Bail is not punitive. It is not intended to keep people in jail. In Maryland, judges are given great latitude in determining bail amounts, but are always supposed to adhere to the notion that bail should not be set at a point that would be considered too high or onerous to the accused. With that point in mind, one must first wonder if the problem with bail is one of implementation rather than one of policy. If, for example, an undue number of people are left to wait in jail for their court dates because the amount of their bail is too high, perhaps the guidelines and latitude judges rely upon is being incorrectly applied. But this is merely a mental exercise. For those who only care about results, the thing that will truly matter are the numbers. And for reform advocates, those don’t look good.
More People in Jail Than Ever
In Maryland, bail reform was supposed to result in fewer people left waiting in jail solely because they cannot afford bail. What, then, do the numbers tell us? An article from WBAL TV is enlightening:
The number of arrests year-to-date in Baltimore City is down, but the average daily population at Central Booking is up considerably. In March 2017, an average of 655 arrestees were held each day at Central Booking. In March 2018, the average jumped to 856 per day, an increase of 23 percent. State corrections officials said one reason for the big jump is that more people are being held without bail pending trial.
It is typically the case that those held without bail are the most violent suspects, who by extension are assumed to pose the greatest flight risk and greatest public safety risk. In practice, many charged with mere misdemeanors are being held without bail.
Taking Away Choice and Options
What this amounts to, in Maryland at least, is the removal of a viable option for those accused and awaiting trial. For those who are being held without bail who are not a flight risk and not violent suspects, Maryland bail reform represents the erosion of freedom and choice. For the poor who cannot afford bail or the services of a bail bond company, the result after bail reform appears to be precisely the same, i.e. – they await their trials in jail. In the process, they may lose their jobs, have cars repossessed, family members suffering without their support, and face a whole host of other problems. It is a real problem, and this is at the heart of the debate.
However, for those who can afford bail or a bail bond, or have family or friends who can help them out, being held without bail for what amounts to a relatively minor offense is problematic. It is certainly not the intended result of the Maryland court that approved bail reform, nor is it good for those sitting in jails, or the bail bonds industry that could be serving them better were it not for the new laws.
Where Does Bail Reform in Maryland Go From Here?
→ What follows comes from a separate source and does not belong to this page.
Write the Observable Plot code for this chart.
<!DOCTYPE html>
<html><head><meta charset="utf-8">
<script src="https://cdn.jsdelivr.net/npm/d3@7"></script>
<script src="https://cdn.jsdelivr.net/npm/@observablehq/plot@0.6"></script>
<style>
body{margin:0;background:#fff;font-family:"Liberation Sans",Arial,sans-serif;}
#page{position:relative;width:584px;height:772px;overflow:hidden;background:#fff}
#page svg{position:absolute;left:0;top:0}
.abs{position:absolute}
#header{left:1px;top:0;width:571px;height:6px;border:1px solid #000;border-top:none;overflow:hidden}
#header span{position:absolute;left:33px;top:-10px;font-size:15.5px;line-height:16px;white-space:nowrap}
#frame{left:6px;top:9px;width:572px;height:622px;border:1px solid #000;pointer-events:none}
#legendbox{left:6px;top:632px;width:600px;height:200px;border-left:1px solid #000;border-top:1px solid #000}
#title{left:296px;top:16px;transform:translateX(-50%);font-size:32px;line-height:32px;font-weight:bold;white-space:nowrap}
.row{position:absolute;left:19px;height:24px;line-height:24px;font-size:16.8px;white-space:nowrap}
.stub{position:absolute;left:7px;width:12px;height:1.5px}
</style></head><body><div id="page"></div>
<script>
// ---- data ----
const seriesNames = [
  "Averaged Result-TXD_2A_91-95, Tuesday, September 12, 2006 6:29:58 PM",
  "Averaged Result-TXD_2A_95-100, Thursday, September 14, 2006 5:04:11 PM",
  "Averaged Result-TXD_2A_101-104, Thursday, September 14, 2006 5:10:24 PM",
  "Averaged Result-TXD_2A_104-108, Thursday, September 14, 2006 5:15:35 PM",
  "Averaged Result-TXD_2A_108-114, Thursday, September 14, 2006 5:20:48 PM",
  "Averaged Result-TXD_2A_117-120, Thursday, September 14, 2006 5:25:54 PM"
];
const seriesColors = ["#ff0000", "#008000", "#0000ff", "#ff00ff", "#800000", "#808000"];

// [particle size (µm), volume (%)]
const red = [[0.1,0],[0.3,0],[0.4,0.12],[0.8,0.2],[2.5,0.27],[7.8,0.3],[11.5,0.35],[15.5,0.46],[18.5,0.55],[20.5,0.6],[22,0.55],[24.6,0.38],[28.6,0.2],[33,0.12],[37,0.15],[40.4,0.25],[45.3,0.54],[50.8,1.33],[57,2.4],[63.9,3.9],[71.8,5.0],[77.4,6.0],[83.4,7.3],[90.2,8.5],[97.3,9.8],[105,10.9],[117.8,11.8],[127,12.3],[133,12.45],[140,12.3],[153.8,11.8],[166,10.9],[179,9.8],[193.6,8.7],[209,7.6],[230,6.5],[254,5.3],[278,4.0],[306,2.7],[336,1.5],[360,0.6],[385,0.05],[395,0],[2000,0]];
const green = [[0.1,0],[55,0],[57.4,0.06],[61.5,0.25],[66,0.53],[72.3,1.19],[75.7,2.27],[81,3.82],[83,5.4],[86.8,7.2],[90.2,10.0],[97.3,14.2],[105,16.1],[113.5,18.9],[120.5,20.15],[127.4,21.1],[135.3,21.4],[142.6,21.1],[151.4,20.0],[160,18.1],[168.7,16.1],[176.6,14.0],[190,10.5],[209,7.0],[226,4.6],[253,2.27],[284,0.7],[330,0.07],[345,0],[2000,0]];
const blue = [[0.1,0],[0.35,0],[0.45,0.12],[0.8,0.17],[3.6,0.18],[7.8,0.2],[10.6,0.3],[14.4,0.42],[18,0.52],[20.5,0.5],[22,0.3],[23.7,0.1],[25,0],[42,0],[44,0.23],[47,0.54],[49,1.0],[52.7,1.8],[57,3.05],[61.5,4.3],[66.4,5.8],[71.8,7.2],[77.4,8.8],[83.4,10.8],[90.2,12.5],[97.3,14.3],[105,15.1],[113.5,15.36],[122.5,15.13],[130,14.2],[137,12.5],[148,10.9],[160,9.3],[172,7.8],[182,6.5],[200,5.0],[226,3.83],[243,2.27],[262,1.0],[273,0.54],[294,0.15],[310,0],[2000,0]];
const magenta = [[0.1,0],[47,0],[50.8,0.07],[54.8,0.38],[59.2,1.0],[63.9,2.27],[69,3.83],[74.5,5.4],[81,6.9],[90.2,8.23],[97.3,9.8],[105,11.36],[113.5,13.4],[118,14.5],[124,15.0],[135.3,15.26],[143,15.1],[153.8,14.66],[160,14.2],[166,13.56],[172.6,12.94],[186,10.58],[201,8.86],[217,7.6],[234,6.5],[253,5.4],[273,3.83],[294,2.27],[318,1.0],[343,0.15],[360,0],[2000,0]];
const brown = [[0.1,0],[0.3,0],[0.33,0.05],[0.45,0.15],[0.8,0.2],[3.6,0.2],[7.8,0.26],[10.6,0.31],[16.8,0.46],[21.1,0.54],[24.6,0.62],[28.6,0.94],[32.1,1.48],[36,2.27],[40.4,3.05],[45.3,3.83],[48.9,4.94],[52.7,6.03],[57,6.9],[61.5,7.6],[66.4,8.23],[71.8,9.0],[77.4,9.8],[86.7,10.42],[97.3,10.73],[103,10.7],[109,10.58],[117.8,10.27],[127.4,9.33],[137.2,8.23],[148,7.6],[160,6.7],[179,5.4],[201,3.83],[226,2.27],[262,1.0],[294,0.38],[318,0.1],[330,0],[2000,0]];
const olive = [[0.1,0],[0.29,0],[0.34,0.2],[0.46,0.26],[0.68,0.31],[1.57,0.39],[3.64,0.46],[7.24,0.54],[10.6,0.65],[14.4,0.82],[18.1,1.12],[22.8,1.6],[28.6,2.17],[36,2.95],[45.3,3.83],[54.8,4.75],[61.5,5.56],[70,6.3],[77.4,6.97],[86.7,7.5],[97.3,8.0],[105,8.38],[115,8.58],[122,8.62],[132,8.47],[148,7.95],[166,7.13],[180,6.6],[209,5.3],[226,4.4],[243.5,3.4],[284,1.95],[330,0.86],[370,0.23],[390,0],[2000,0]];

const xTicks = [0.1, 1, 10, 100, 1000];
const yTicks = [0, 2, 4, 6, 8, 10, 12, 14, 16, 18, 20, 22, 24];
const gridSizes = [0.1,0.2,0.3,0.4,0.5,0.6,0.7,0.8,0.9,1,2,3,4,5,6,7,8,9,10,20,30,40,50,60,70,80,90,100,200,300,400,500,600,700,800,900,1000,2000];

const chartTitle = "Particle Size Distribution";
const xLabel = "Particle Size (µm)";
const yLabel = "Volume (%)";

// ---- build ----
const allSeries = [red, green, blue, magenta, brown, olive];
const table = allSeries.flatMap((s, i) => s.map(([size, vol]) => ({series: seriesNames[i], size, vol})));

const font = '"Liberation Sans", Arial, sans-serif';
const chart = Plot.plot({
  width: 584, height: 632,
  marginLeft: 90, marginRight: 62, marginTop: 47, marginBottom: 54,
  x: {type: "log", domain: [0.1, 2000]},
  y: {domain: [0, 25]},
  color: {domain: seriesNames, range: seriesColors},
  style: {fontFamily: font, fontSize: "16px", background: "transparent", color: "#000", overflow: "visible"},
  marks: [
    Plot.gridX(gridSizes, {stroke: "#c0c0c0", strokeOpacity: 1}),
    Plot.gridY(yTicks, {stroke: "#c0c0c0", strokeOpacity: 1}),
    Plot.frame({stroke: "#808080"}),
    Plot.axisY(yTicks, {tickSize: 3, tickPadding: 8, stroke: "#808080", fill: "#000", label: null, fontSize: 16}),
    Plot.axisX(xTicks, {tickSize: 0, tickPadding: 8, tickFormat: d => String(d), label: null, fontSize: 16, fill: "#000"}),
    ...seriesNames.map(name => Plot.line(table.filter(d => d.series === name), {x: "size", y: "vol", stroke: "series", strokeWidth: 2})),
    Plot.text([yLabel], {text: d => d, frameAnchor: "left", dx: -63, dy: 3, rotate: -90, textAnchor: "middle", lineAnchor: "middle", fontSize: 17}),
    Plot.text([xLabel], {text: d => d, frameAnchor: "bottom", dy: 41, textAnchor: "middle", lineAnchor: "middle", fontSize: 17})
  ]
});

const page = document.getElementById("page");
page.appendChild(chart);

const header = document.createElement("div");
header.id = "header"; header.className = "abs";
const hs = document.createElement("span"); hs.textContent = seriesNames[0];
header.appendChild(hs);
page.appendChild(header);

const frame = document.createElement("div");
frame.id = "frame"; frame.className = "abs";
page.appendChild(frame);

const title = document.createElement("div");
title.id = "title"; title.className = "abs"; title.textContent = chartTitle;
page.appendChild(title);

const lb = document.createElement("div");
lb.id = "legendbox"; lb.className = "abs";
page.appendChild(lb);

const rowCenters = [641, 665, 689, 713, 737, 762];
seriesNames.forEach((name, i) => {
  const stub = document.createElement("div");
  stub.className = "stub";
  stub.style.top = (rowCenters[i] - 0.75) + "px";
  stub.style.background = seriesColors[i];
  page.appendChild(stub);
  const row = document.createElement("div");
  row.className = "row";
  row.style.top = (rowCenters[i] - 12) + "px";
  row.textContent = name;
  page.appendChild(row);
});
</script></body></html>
That’s hard to say. One thing that is fairly certain is that the status quo will not remain. On one side, both bail agents and the insurance companies that underwrite the risk want a return to the days when bail was an option for more people being unnecessarily held in jails. At the same time, proponents of civil liberties want the same thing, but for drastically different reasons. To say that this is an odd situation is an understatement, but it’s too big an issue to go unnoticed, so it’s a safe bet that it will have some influence in state and local elections going forward, and that the vocal arguments on both sides of the issue will continue to be heard.